Fatigue Life Prediction under Random Loading Conditions in 7475-T7351 Aluminum Alloy using the RMS Model

Abstract

This article is concerned with the fatigue life prediction in specimens of 7475-T7351 high strength aluminum alloy subjected to random fatigue loading. Fatigue life predictions are made using the root mean square model. This model is chosen because it has been defined as the most simple and effective one for fatigue life prediction in the components subjected to random loading by the authors of this article. The analysis procedure used in this study is relatively simple. The loading history for each specimen is analyzed to determine the root mean square maximum and minimum stresses and predictions are then made by assuming that the tests have been conducted under constant amplitude loading at the root mean square maximum and minimum stresses. The ratios of the predicted lives range from 3.22 to 1.52. These ratios are fairly good considering that the normal scatter in fatigue crack growth rates may range from a factor of two to four under identical load conditions.
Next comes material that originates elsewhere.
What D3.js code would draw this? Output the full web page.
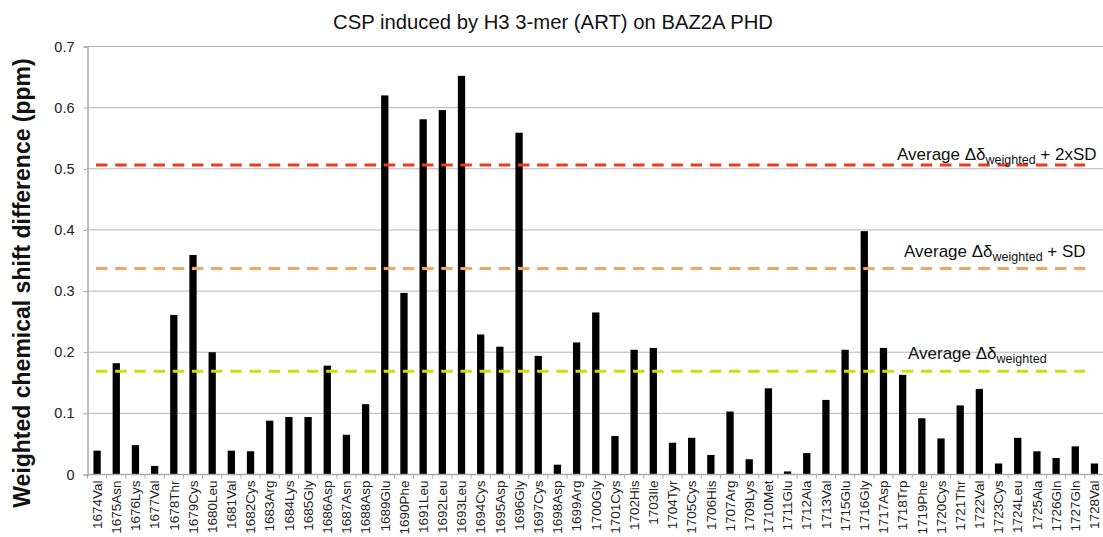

Moreover, an attempt has been made to improve prediction procedure using Forman’s equation applied in the root mean square model. While using the improved prediction procedure, the ratios of the predicted lives range from 1.35 to 0.62 (e.g., error bound is reduced almost five times: from 222 to 48). Only relatively simple computer programs (Microsoft Excel for load history analysis and Mathematica for performing calculations) and a desktop computer are employed to make predictions. Improved prediction procedure allows more precise prediction of fatigue life as well as helps to obtain better prediction ratios but further experimental work should be performed to verify the validity of the attempt.